What makes criticism of Israel so fraught with peril is that any criticism of the state of Israel is automatically conflated with antisemitism. You can be critical of Russia without being accused of being anti-Russian, you can be critical of China without being accused of being anti-Asian. But any criticism of Israel is automatically met with accusations of being anti-semitic. Maybe I am uniquely flexible mentally but I can question the wisdom of giving of $3 billion a year in aid to a secular nation without also hating the people that make up that nation because of their ethnicity and religion.
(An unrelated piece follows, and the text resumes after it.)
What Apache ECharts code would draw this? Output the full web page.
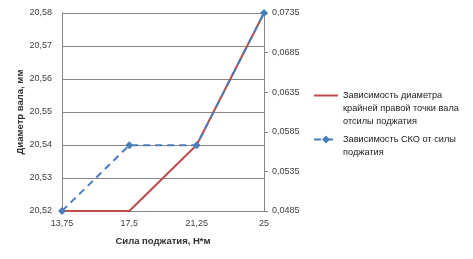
<!DOCTYPE html>
<html><head><meta charset="utf-8">
<script src="https://cdn.jsdelivr.net/npm/echarts@6/dist/echarts.min.js"></script>
<style>html,body{margin:0;padding:0;background:#fff}#c{width:473px;height:259px}</style>
</head><body><div id="c"></div>
<script>
const categories = ['13,75', '17,5', '21,25', '25'];
const diameter = [20.52, 20.52, 20.54, 20.58];
const sko = [0.0485, 0.0568, 0.0568, 0.0735];
const name1 = 'Зависимость диаметра\nкрайней правой точки вала\nотсилы поджатия';
const name2 = 'Зависимость СКО от силы\nподжатия';
const FONT = '"Liberation Sans", Arial, sans-serif';
const chart = echarts.init(document.getElementById('c'));
const lblStyle = {color: '#404040', fontSize: 9, fontFamily: FONT};
const legText = {color: '#202020', fontSize: 9.2, lineHeight: 13, fontFamily: FONT};
chart.setOption({
  animation: false,
  grid: {left: 62, right: 209, top: 13, bottom: 48},
  xAxis: {
    type: 'category', data: categories, boundaryGap: false,
    axisLine: {lineStyle: {color: '#868686'}},
    axisTick: {show: false},
    axisLabel: Object.assign({margin: 8}, lblStyle),
    name: 'Сила поджатия, Н*м', nameLocation: 'middle', nameGap: 25,
    nameTextStyle: {color: '#303030', fontSize: 9.5, fontWeight: 'bold', fontFamily: FONT}
  },
  yAxis: [{
    type: 'value', min: 20.52, max: 20.58, interval: 0.01,
    axisLine: {show: true, lineStyle: {color: '#868686'}},
    axisTick: {show: false},
    splitLine: {lineStyle: {color: '#868686'}},
    axisLabel: Object.assign({margin: 10, formatter: v => v.toFixed(2).replace('.', ',')}, lblStyle),
    name: 'Диаметр вала, мм', nameLocation: 'middle', nameGap: 36, nameRotate: 90,
    nameTextStyle: {color: '#303030', fontSize: 9.5, fontWeight: 'bold', fontFamily: FONT}
  }, {
    type: 'value', min: 0.0485, max: 0.0735, interval: 0.005, position: 'right',
    axisLine: {show: true, lineStyle: {color: '#868686'}},
    axisTick: {show: true, length: 4, lineStyle: {color: '#868686'}},
    splitLine: {show: false},
    axisLabel: Object.assign({margin: 8, formatter: v => v.toFixed(4).replace('.', ',')}, lblStyle)
  }],
  legend: [{
    orient: 'vertical', left: 313, top: 63, padding: 0, itemWidth: 24, itemHeight: 10,
    data: [{name: name1, itemStyle: {opacity: 0}}],
    formatter: n => '\n\n' + n,
    textStyle: legText
  }, {
    orient: 'vertical', left: 313, top: 120, padding: 0, itemWidth: 24, itemHeight: 10,
    data: [{name: name2}],
    formatter: n => '\n' + n,
    textStyle: legText
  }],
  series: [{
    name: name1, type: 'line', yAxisIndex: 0, data: diameter,
    showSymbol: false, symbol: 'none',
    lineStyle: {color: '#be4b48', width: 2}, itemStyle: {color: '#be4b48'}
  }, {
    name: name2, type: 'line', yAxisIndex: 1, data: sko,
    symbol: 'diamond', symbolSize: 8,
    lineStyle: {color: '#4a7ebb', width: 2, type: [7, 5]}, itemStyle: {color: '#4a7ebb'}
  }]
});
</script></body></html>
The bottom line is that the United States, a debtor nation drowning in debt and soon to be dealing with a fiscal crisis in our programs for seniors, has no business giving money to any nation, and that includes Israel. Americans are under no obligation, geopolitically, theologically or historically, to continue to fund any nation and certainly not a prosperous, independent and stable nation like Israel. Yes, Israel is surrounded by enemies and yes some of that is the result of how Israel was created. The United States can and does guarantee Israel’s security. If Iran, which is incapable of doing so, or some other nation were to attack Israel, America would respond with overwhelming force. I understand that in the grand scheme of the trillions of dollars U.S. “budget”, a mere $3 billion isn’t a big deal but a $21 trillion debt is made up of hundreds of thousands of little spending line items that by themselves are not all that big of a deal. Israel doesn’t need our money and we can’t afford to keep paying them $3 billion a year. Good for Rand Paul for standing up against the slings and arrows of the Israel lobby to seek an end to the practice of a nation drowning in debt giving money to other nations.

3 Comments

  1. Anonymous

    "But everybody in Congress recognizes its influence in elections, and the effect is evident."

    But I thought Russia was the only foreign Nation influencing American elections?